On the afternoon of June 6, the Wildlife Center staff made the difficult decision to humanely euthanize Jaz the American Crow due to chronic health issues associated with her advanced age.

Jaz was hatched in the wild in Warren County, Virginia in May 1992. She was found as a pre-fledging, alone under a tree and apparently abandoned by her parents. Her rescuers transported her to the National Zoo’s Conservation and Research Center [CRC] in Front Royal, VA, where she served as a “surrogate species” for endangered wildlife. In fall 2007, the CRC determined that Jaz’s enclosure would need to be torn down to make room for new caging, and Jaz was relocated to the Wildlife Center where she joined our team of education ambassadors.

At the time of her passing, Jaz was the oldest ambassador on our team – she lived to be an impressive 27 years in age.

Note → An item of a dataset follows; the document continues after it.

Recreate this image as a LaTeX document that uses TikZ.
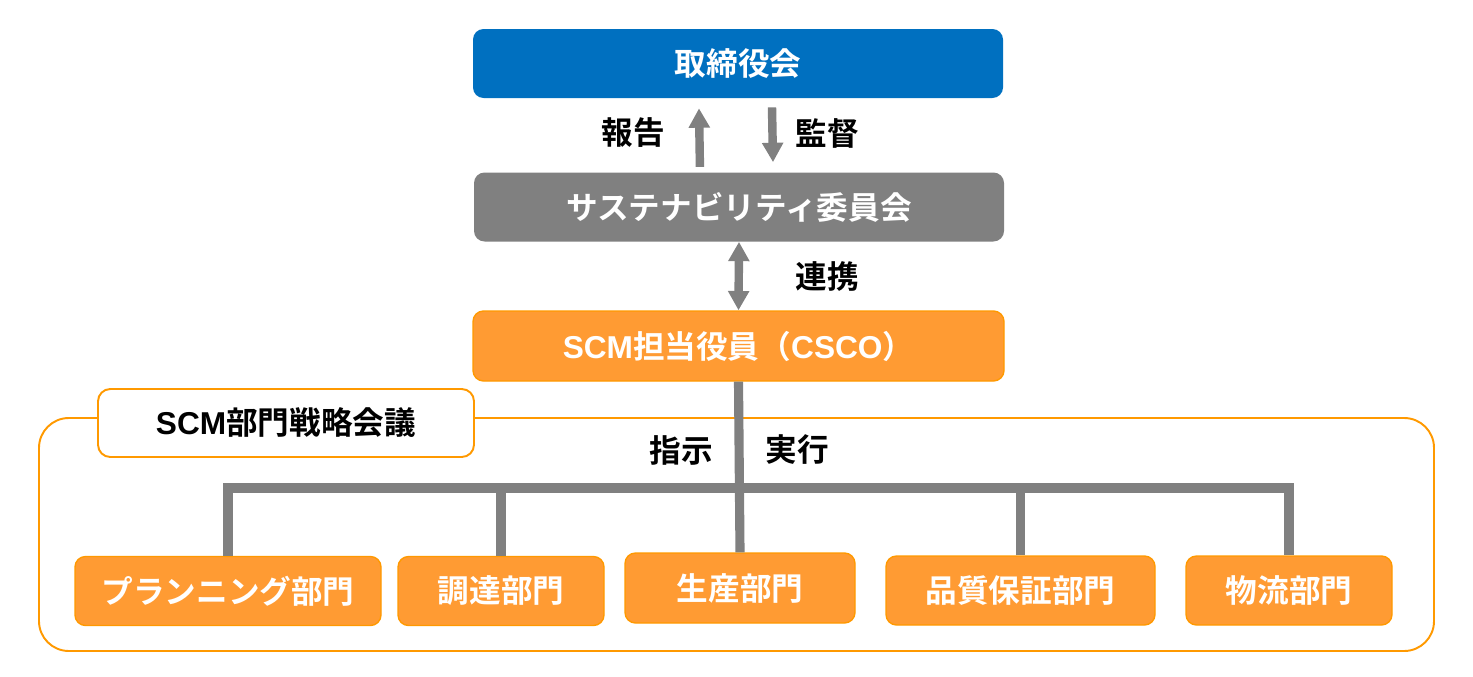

After receiving her annual exam in March, Wildlife Center veterinarians determined that some of Jaz’s previously-known health issues associated with her geriatric status had become more pronounced. More recently during the past few weeks, staff members noted that Jaz’s mobility had significantly declined, a likely result of the arthritis in her hips, knees, and hocks. As a team, the veterinary and outreach staff decided that the most humane decision was to euthanize Jaz before her condition and quality of life would worsen.

While Jaz never traveled off-site for programs, she was a mainstay of almost every single Open House tour, field trip, and visit to the Center for 12 years. During her career at the Wildlife Center, Jaz appeared in 962 on-site tours and programs and met more than 25,000 children and adults.

For more than a decade, Jaz has been an especially cherished and well-loved member of our family. Those who had the chance to meet her quickly learned that despite her small size, she had a huge personality. Whenever tour groups stopped by her enclosure to learn about her story, she would always show her excitement with a chorus of boisterous caws; whenever staff members spent a quiet moment with her just to say “hello”, her gentle clucks and grunts would guarantee a smile.

Goodbye, Jaz, and rest in peace. Your friends and family will deeply miss you.